++++ Exercise material ++++

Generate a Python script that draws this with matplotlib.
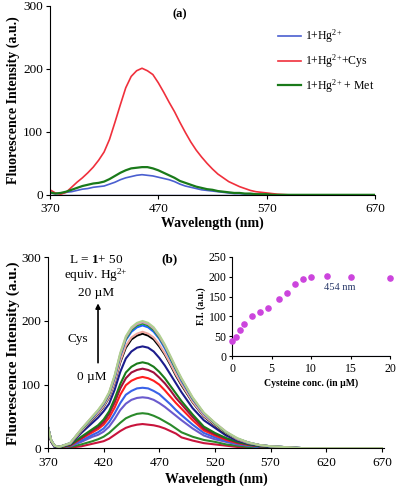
import matplotlib
matplotlib.use("Agg")
import matplotlib.pyplot as plt

plt.rcParams['font.family'] = ['Liberation Serif', 'DejaVu Serif']
plt.rcParams['mathtext.fontset'] = 'custom'
plt.rcParams['mathtext.rm'] = 'Liberation Serif'
plt.rcParams['mathtext.bf'] = 'Liberation Serif:bold'
plt.rcParams['mathtext.it'] = 'Liberation Serif:italic'

# ---- panel (a) data ----
wl_a = list(range(370, 585, 5)) + [590, 600, 620, 670]
hg = [3, 2, 2, 4, 5, 7, 9, 10, 12, 13,
      14, 17, 20, 24, 27, 29, 31, 32, 31, 30,
      28, 26, 24, 21, 17, 14, 12, 10, 8, 7,
      6, 5, 4, 3, 2, 2, 1, 1, 1, 0,
      0, 0, 0, 0, 0, 0, 0]
hg_cys = [8, 3, 1, 4, 12, 20, 27, 35, 44, 55,
          68, 88, 115, 143, 170, 188, 197, 201, 197, 191,
          178, 163, 147, 132, 115, 99, 84, 71, 60, 50,
          41, 33, 27, 21, 17, 13, 10, 7, 5, 4,
          3, 2, 1, 0, 0, 0, 0]
hg_met = [4, 2, 3, 5, 8, 11, 14, 16, 18, 19,
          21, 25, 30, 35, 39, 42, 43, 44, 44, 42,
          39, 35, 31, 27, 22, 19, 16, 13, 11, 9,
          8, 6, 5, 4, 3, 3, 2, 2, 1, 1,
          1, 0, 0, 0, 0, 0, 0]
labels_a = ['1+Hg$^{2{+}}$', '1+Hg$^{2{+}}$+Cys', '1+Hg$^{2{+}}$ + Met']
colors_a = ['#4a5fd0', '#f0303c', '#1a7a1a']

# ---- panel (b) data: titration spectra, 0 -> 20 uM Cys ----
wl_b = [370, 373, 376, 380, 390, 400, 410, 415, 420, 425, 430, 435, 440, 445,
        450, 455, 460, 465, 470, 475, 480, 485, 490, 500, 510, 520, 530, 540,
        550, 560, 570, 580, 600, 670]
spectra_b = [
    [30, 10, 2, 0, 1, 3, 7, 9, 11, 15, 21, 27, 32, 35, 37, 38, 37, 36, 34, 31, 27, 23, 17,
     12, 8, 6, 4, 2, 1, 1, 0, 0, 0, 0],
    [31, 10, 2, 0, 2, 6, 11, 14, 18, 24, 32, 40, 47, 51, 54, 55, 54, 51, 47, 42, 37, 31, 25,
     18, 13, 10, 6, 4, 2, 1, 1, 0, 0, 0],
    [31, 10, 2, 0, 3, 10, 18, 21, 26, 34, 46, 60, 70, 76, 79, 80, 79, 76, 71, 65, 58, 51, 44,
     31, 20, 14, 10, 6, 4, 2, 1, 1, 0, 0],
    [32, 11, 2, 1, 4, 12, 21, 25, 31, 41, 55, 71, 84, 90, 94, 95, 94, 90, 85, 77, 69, 60, 52,
     37, 24, 17, 11, 7, 4, 2, 1, 1, 0, 0],
    [32, 11, 3, 1, 4, 15, 25, 30, 37, 48, 64, 84, 99, 106, 110, 112, 110, 106, 100, 91, 81, 71, 62,
     44, 28, 20, 13, 8, 5, 3, 2, 1, 0, 0],
    [33, 11, 3, 1, 5, 16, 28, 33, 41, 54, 72, 94, 110, 119, 123, 125, 123, 119, 111, 102, 91, 79, 69,
     49, 31, 22, 15, 9, 6, 3, 2, 1, 0, 0],
    [33, 11, 3, 1, 5, 18, 30, 36, 45, 58, 78, 101, 119, 128, 133, 135, 133, 128, 120, 110, 98, 86, 74,
     53, 34, 24, 16, 10, 6, 3, 2, 1, 0, 0],
    [33, 12, 3, 2, 6, 24, 40, 48, 58, 70, 92, 120, 141, 152, 158, 160, 158, 152, 142, 130, 116, 102, 88,
     63, 44, 32, 20, 12, 7, 4, 2, 2, 0, 0],
    [34, 12, 4, 2, 7, 27, 45, 54, 65, 80, 104, 135, 158, 171, 177, 180, 177, 171, 160, 147, 131, 114, 99,
     72, 50, 36, 23, 14, 8, 5, 3, 2, 0, 0],
    [34, 12, 4, 2, 7, 27, 46, 55, 66, 81, 105, 137, 161, 174, 180, 183, 180, 174, 163, 149, 133, 116, 101,
     73, 51, 37, 24, 14, 8, 5, 3, 2, 0, 0],
    [34, 12, 4, 2, 8, 29, 48, 58, 69, 85, 111, 145, 170, 183, 190, 193, 190, 183, 172, 157, 140, 123, 106,
     77, 54, 39, 25, 15, 9, 5, 3, 2, 0, 0],
    [34, 12, 4, 2, 8, 29, 49, 59, 70, 86, 113, 147, 172, 186, 193, 196, 193, 186, 174, 160, 142, 124, 108,
     78, 55, 39, 25, 15, 9, 5, 3, 2, 0, 0],
    [34, 12, 4, 2, 8, 30, 50, 59, 71, 87, 114, 148, 174, 188, 195, 198, 195, 188, 176, 161, 144, 126, 109,
     79, 55, 40, 26, 15, 9, 5, 3, 2, 0, 0],
    [34, 12, 4, 2, 8, 30, 50, 60, 72, 88, 115, 150, 176, 190, 197, 200, 197, 190, 178, 163, 145, 127, 110,
     80, 56, 40, 26, 16, 9, 5, 3, 2, 0, 0],
]
colors_b = ['#c8143c', '#2a8a2a', '#6a5acd', '#3a62e8', '#ff1e1e', '#a0103c',
            '#1a7a1a', '#1c1c8c', '#000000', '#f0a8a0', '#2060ff', '#20a020',
            '#d890c8', '#b0d090']

# ---- inset data ----
cys_conc = [0, 0.5, 1, 1.5, 2.5, 3.5, 4.5, 6, 7, 8, 9, 10, 12, 15, 20]
fi_454 = [37, 48, 66, 80, 101, 110, 122, 144, 160, 182, 195, 199, 201, 200, 197]

fig = plt.figure(figsize=(3.96, 4.92), dpi=100)

def style(ax, size=9.5):
    ax.spines['top'].set_visible(False)
    ax.spines['right'].set_visible(False)
    ax.tick_params(direction='out', length=3, width=0.8, labelsize=size, pad=2)
    ax.tick_params(axis='x', pad=3)

# panel (a)
ax1 = fig.add_axes([0.126, 0.604, 0.821, 0.384])
ax1.plot([370, 670], [0, 0], color='#202a80', lw=1)
for y, lab, c in zip([hg, hg_cys, hg_met], labels_a, colors_a):
    ax1.plot(wl_a, y, color=c, lw=1.6 if c == '#1a7a1a' else 1.2, label=lab)
ax1.set_xlim(370, 670)
ax1.set_ylim(0, 300)
ax1.set_xticks([370, 470, 570, 670])
ax1.set_yticks([0, 100, 200, 300])
style(ax1)
ax1.set_xlabel('Wavelength (nm)', fontsize=10, fontweight='bold', labelpad=1)
ax1.set_ylabel('Fluorescence Intensity (a.u.)', fontsize=10, fontweight='bold', labelpad=2)
ax1.text(0.40, 0.955, '(a)', transform=ax1.transAxes, ha='center', va='center',
         fontsize=9, fontweight='bold')
ax1.legend(loc='upper right', bbox_to_anchor=(1.03, 0.94), frameon=False,
           fontsize=8.5, handlelength=2.0, handletextpad=0.3, labelspacing=0.6)

# panel (b)
ax2 = fig.add_axes([0.121, 0.089, 0.849, 0.388])
for y, c in zip(spectra_b, colors_b):
    ax2.plot(wl_b, y, color=c, lw=1.5)
ax2.set_xlim(370, 672)
ax2.set_ylim(0, 300)
ax2.set_xticks(range(370, 671, 50))
ax2.set_yticks([0, 100, 200, 300])
style(ax2)
ax2.set_xlabel('Wavelength (nm)', fontsize=10, fontweight='bold', labelpad=3)
ax2.set_ylabel('Fluorescence Intensity (a.u.)', fontsize=11, fontweight='bold', labelpad=1)
ax2.text(413, 296, 'L = $\\mathbf{1}$+ 50', ha='center', va='center', fontsize=9.5)
ax2.text(413, 272, 'equiv. Hg$^{2{+}}$', ha='center', va='center', fontsize=9.5)
ax2.text(413, 244, '20 \u00b5M', ha='center', va='center', fontsize=9.5)
ax2.annotate('', xy=(415, 232), xytext=(415, 130),
             arrowprops=dict(arrowstyle='-|>', color='black', lw=1.2, mutation_scale=7))
ax2.text(397, 171, 'Cys', ha='center', va='center', fontsize=9.5)
ax2.text(409, 112, '0 \u00b5M', ha='center', va='center', fontsize=9.5)
ax2.text(0.363, 0.99, '(b)', transform=ax2.transAxes, ha='center', va='center',
         fontsize=9.5, fontweight='bold')

# inset
ax3 = fig.add_axes([0.586, 0.276, 0.399, 0.202])
ax3.plot([0, 20], [0, 0], color='#3050c0', lw=0.8)
ax3.scatter(cys_conc, fi_454, s=14, color='#cc44dd', zorder=3, clip_on=False)
ax3.set_xlim(0, 20)
ax3.set_ylim(0, 250)
ax3.set_xticks([0, 5, 10, 15, 20])
ax3.set_yticks(range(0, 251, 50))
style(ax3, 8.5)
ax3.tick_params(length=2)
ax3.set_xlabel('Cysteine conc. (in \u00b5M)', fontsize=7, fontweight='bold', labelpad=2)
ax3.set_ylabel('F.I. (a.u.)', fontsize=7, fontweight='bold', labelpad=2)
ax3.text(13.6, 172, '454 nm', ha='center', va='center', fontsize=7.5, color='#2a3a6a')

fig.savefig('out.png', dpi=100)
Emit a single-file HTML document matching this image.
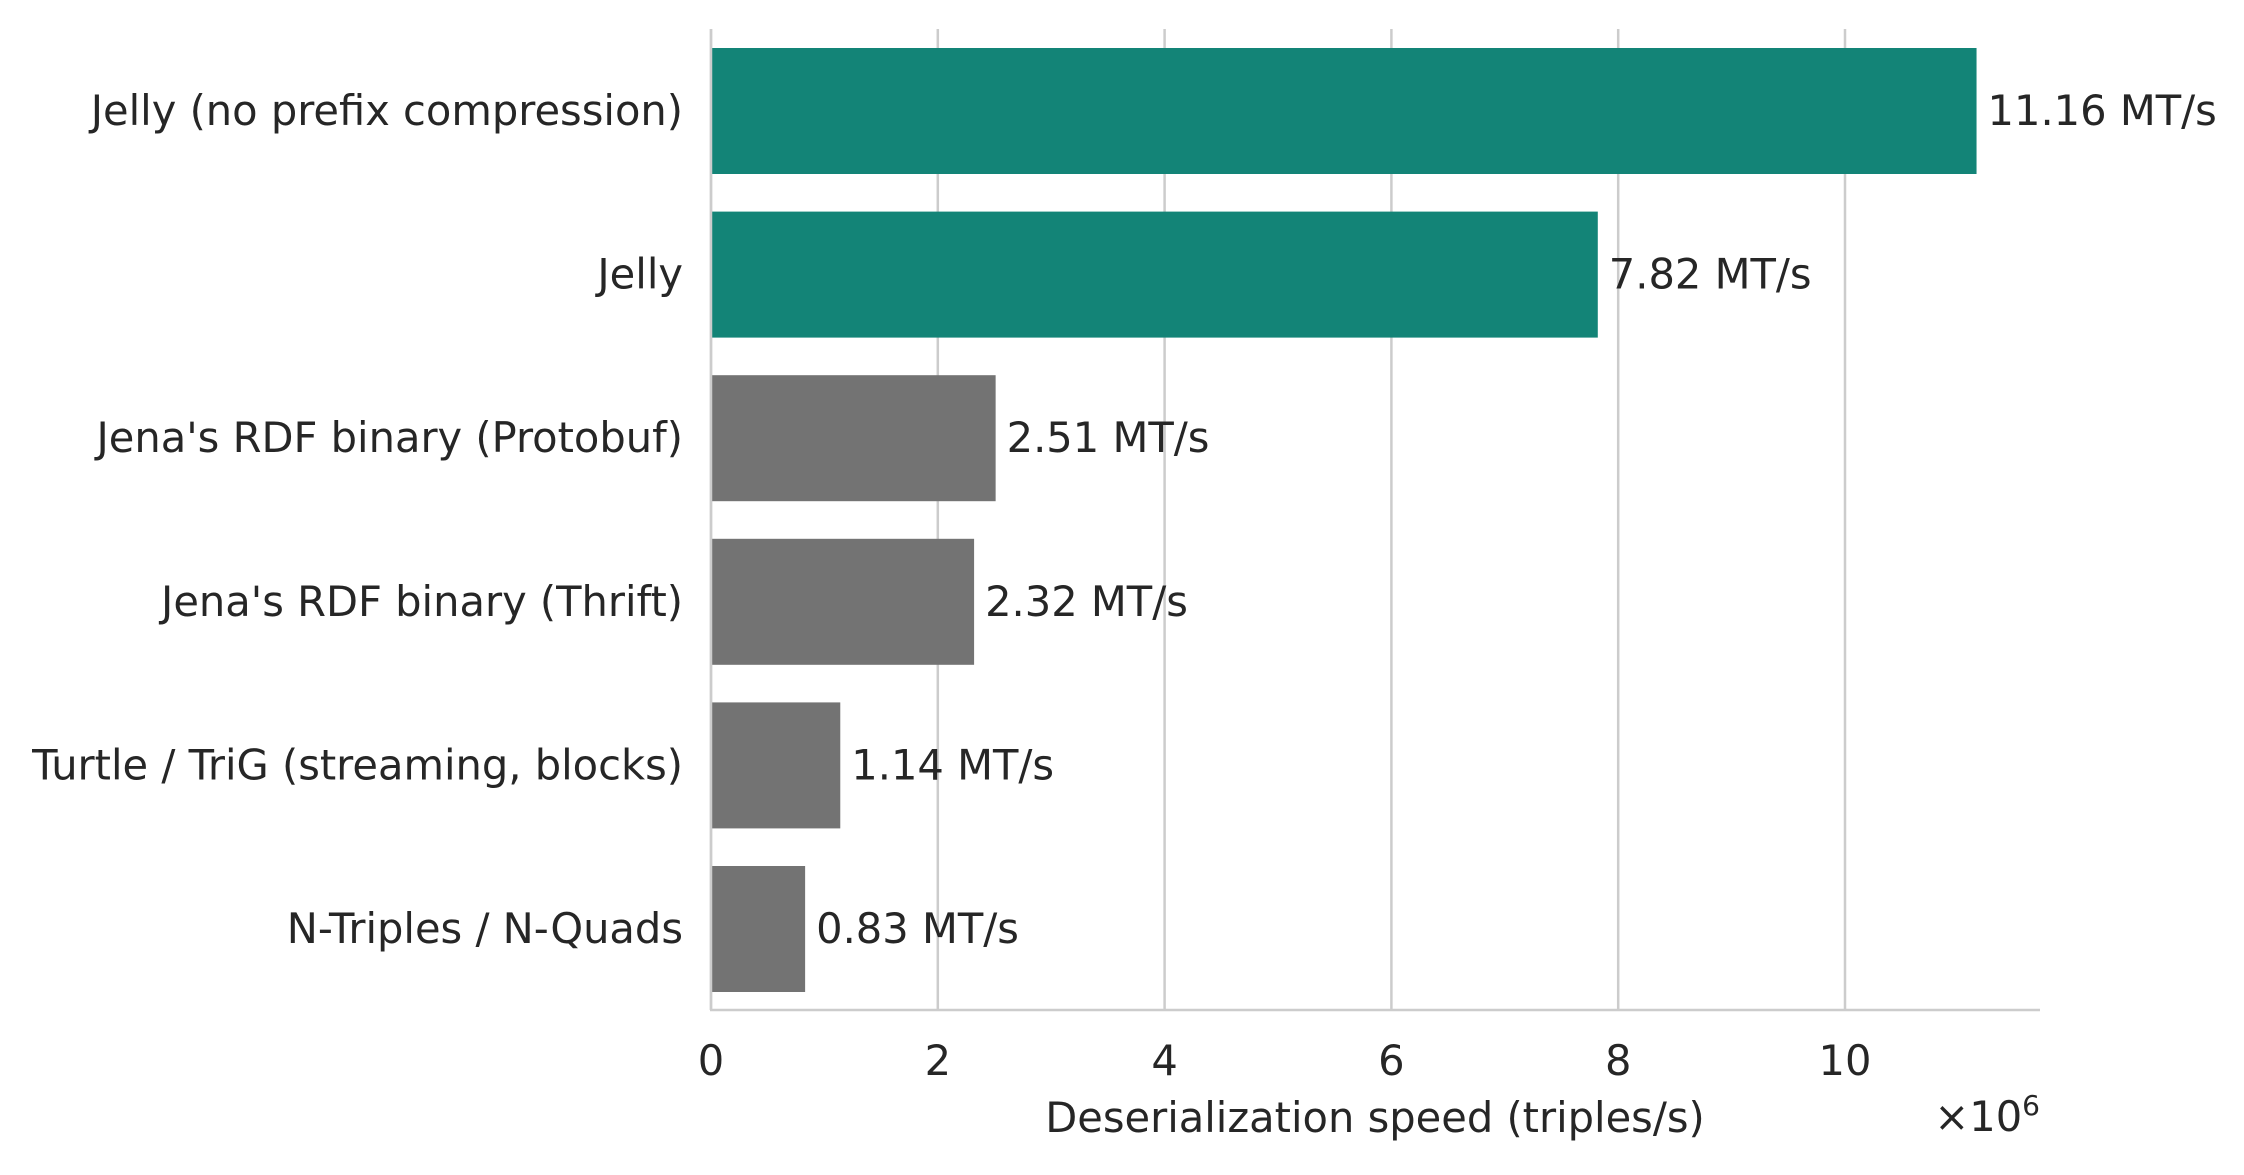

++++

What to produce
Reproduce each line of the material containing the word "this".

The solution
Generate a Python script that draws this with matplotlib.
Emit a single-file HTML document matching this image.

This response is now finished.